Items listed in a dataset:

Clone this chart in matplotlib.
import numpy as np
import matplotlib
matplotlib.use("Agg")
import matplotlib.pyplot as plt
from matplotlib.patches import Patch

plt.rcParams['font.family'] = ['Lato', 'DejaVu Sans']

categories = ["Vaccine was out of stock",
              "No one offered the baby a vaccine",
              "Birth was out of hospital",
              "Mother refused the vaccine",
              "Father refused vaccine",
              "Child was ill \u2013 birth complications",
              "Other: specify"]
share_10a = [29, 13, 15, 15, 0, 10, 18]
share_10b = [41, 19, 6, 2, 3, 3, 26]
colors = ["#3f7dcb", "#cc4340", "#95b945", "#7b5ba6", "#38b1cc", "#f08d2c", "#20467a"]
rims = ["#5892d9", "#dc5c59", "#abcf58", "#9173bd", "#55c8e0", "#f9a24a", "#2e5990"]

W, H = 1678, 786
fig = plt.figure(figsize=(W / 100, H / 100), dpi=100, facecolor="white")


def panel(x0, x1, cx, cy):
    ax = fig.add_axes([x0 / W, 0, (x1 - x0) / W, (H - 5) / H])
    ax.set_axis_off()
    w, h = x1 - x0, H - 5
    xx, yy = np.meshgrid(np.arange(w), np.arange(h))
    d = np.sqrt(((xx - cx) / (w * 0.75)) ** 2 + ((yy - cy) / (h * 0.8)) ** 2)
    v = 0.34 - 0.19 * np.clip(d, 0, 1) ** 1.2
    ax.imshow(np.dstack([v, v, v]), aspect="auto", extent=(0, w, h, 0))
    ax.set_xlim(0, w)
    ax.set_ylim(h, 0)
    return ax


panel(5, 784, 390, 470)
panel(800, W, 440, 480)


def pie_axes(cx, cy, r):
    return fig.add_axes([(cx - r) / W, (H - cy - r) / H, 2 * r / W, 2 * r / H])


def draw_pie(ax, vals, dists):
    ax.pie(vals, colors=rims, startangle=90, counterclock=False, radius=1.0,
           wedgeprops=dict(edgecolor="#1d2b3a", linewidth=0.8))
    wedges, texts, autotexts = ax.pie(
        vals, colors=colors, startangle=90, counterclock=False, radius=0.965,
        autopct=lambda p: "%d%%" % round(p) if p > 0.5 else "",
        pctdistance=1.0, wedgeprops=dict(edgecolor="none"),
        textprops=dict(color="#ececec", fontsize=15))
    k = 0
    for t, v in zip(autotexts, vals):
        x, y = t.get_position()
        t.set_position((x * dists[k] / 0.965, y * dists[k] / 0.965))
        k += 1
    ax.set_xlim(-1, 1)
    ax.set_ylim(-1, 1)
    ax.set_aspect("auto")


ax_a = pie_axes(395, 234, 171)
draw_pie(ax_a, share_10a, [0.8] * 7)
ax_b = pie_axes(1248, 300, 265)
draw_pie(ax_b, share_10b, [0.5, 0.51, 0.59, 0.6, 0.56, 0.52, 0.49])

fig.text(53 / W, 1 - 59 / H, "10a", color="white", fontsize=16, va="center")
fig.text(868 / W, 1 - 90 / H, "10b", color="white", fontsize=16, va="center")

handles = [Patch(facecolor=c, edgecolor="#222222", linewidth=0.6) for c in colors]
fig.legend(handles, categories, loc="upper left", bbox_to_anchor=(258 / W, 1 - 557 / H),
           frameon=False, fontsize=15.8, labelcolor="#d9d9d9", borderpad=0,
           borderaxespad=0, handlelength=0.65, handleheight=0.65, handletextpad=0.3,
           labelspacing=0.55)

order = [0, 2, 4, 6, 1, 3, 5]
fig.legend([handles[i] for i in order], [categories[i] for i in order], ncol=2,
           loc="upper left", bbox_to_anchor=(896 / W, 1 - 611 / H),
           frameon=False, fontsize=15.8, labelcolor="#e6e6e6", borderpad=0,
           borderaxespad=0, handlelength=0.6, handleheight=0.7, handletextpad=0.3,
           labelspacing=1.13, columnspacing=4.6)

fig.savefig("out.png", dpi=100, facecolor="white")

--

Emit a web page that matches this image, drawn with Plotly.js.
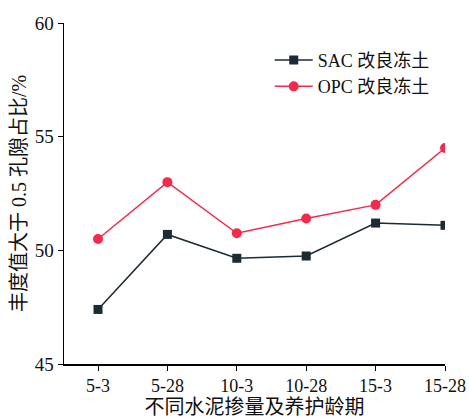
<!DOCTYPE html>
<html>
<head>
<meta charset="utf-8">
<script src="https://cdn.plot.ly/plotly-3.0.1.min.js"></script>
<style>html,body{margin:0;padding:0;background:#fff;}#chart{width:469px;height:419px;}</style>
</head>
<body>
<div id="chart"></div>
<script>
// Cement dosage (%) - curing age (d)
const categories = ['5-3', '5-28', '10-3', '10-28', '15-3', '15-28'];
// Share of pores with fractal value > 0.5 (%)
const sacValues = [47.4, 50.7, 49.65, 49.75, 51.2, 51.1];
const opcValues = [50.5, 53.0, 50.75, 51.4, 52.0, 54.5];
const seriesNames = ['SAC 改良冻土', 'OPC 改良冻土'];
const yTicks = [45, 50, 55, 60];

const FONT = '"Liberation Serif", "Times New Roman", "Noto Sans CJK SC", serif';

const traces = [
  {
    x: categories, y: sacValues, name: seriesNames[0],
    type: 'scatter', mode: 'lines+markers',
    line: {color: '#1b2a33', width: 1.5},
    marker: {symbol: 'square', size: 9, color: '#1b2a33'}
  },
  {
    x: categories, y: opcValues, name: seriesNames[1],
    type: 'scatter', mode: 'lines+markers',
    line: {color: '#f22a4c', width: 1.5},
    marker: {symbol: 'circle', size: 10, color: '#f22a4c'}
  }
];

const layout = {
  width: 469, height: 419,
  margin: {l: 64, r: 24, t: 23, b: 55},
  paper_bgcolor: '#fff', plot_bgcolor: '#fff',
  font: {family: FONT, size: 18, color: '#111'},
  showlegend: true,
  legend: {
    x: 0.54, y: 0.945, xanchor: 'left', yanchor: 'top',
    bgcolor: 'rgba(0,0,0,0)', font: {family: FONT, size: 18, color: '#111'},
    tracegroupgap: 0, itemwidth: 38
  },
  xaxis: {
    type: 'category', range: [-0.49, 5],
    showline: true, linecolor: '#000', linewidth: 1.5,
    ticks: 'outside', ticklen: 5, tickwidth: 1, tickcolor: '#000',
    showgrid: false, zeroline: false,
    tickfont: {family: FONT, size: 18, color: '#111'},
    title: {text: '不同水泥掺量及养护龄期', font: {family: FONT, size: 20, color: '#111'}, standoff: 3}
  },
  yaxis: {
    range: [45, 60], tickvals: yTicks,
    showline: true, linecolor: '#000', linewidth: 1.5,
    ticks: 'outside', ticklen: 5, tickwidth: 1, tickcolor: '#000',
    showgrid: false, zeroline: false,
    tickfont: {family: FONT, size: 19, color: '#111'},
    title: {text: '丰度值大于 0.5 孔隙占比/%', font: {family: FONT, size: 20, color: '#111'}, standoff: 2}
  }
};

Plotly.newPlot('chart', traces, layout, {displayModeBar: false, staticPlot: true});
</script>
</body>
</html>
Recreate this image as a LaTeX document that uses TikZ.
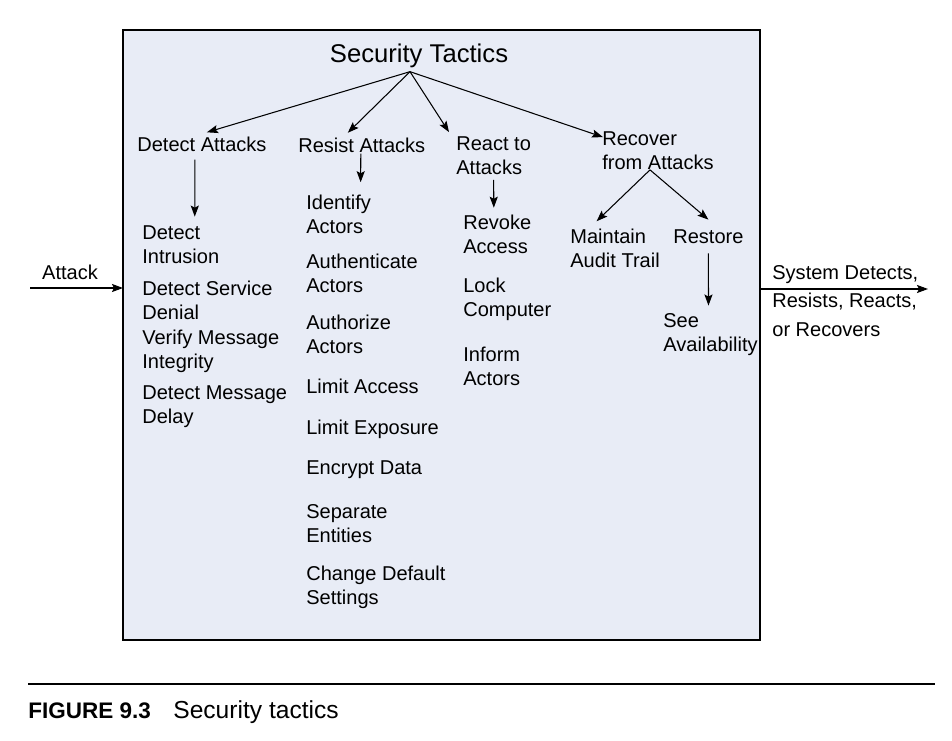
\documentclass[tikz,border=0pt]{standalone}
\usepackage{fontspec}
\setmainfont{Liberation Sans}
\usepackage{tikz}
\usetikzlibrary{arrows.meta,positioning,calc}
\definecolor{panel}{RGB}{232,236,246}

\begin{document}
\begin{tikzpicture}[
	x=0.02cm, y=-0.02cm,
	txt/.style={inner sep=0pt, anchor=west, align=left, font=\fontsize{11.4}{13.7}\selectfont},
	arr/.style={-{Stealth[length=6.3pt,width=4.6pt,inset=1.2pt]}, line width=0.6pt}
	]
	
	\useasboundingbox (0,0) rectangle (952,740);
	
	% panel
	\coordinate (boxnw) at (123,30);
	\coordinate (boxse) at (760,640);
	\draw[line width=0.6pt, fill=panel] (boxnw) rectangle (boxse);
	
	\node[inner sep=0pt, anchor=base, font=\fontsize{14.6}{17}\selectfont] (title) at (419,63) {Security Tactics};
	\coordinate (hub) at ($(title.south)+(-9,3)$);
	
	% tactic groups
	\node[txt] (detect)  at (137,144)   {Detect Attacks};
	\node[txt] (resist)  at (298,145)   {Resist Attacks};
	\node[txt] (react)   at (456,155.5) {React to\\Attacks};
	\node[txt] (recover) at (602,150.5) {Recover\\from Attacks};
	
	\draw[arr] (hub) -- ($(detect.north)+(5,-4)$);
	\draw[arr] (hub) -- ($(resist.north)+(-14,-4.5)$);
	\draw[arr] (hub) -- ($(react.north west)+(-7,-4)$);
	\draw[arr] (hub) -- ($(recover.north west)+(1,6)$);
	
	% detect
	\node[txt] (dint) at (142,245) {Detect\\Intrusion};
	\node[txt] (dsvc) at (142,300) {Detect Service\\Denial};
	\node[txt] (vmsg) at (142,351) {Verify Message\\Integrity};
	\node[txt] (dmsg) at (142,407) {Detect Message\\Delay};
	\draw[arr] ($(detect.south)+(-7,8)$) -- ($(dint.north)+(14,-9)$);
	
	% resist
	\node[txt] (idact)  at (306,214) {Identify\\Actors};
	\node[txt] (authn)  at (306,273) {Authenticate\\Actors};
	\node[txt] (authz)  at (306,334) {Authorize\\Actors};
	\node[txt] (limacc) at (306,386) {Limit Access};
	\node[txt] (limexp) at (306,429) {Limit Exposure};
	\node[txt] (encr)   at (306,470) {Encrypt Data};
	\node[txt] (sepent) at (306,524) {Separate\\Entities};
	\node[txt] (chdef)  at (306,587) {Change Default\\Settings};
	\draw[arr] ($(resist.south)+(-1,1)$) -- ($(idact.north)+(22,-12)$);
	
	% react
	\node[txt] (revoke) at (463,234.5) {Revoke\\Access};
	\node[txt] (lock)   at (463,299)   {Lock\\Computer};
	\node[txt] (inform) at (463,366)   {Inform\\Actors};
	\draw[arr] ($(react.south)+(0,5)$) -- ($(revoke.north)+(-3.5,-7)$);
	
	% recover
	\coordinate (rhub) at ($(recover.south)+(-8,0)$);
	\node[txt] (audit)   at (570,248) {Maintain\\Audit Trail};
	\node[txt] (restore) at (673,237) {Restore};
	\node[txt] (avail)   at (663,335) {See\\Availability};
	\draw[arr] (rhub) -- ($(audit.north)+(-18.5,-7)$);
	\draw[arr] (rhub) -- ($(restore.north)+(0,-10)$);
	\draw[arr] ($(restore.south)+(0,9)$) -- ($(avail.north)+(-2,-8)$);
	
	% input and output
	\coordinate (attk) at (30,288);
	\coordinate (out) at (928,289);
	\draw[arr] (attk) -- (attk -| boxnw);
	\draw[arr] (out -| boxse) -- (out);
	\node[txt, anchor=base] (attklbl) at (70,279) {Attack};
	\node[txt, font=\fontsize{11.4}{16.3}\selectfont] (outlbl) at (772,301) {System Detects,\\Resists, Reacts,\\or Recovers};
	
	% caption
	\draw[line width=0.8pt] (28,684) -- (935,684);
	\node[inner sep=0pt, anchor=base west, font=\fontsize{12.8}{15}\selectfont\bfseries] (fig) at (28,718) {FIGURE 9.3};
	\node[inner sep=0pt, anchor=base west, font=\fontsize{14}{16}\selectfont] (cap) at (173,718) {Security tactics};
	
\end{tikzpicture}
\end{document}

## Problem description
Transcribe the lines between the one holding "Recreate this image" and the one holding "($(detect.south)+(-7,8)$) -- ($(dint.north)+(14,-9)$);", inclusive, and leave out any pictures.

## Response for this exercise
Recreate this image as a LaTeX document that uses TikZ.
\documentclass[tikz,border=0pt]{standalone}
\usepackage{fontspec}
\setmainfont{Liberation Sans}
\usepackage{tikz}
\usetikzlibrary{arrows.meta,positioning,calc}
\definecolor{panel}{RGB}{232,236,246}

\begin{document}
\begin{tikzpicture}[
	x=0.02cm, y=-0.02cm,
	txt/.style={inner sep=0pt, anchor=west, align=left, font=\fontsize{11.4}{13.7}\selectfont},
	arr/.style={-{Stealth[length=6.3pt,width=4.6pt,inset=1.2pt]}, line width=0.6pt}
	]
	
	\useasboundingbox (0,0) rectangle (952,740);
	
	% panel
	\coordinate (boxnw) at (123,30);
	\coordinate (boxse) at (760,640);
	\draw[line width=0.6pt, fill=panel] (boxnw) rectangle (boxse);
	
	\node[inner sep=0pt, anchor=base, font=\fontsize{14.6}{17}\selectfont] (title) at (419,63) {Security Tactics};
	\coordinate (hub) at ($(title.south)+(-9,3)$);
	
	% tactic groups
	\node[txt] (detect)  at (137,144)   {Detect Attacks};
	\node[txt] (resist)  at (298,145)   {Resist Attacks};
	\node[txt] (react)   at (456,155.5) {React to\\Attacks};
	\node[txt] (recover) at (602,150.5) {Recover\\from Attacks};
	
	\draw[arr] (hub) -- ($(detect.north)+(5,-4)$);
	\draw[arr] (hub) -- ($(resist.north)+(-14,-4.5)$);
	\draw[arr] (hub) -- ($(react.north west)+(-7,-4)$);
	\draw[arr] (hub) -- ($(recover.north west)+(1,6)$);
	
	% detect
	\node[txt] (dint) at (142,245) {Detect\\Intrusion};
	\node[txt] (dsvc) at (142,300) {Detect Service\\Denial};
	\node[txt] (vmsg) at (142,351) {Verify Message\\Integrity};
	\node[txt] (dmsg) at (142,407) {Detect Message\\Delay};
	\draw[arr] ($(detect.south)+(-7,8)$) -- ($(dint.north)+(14,-9)$);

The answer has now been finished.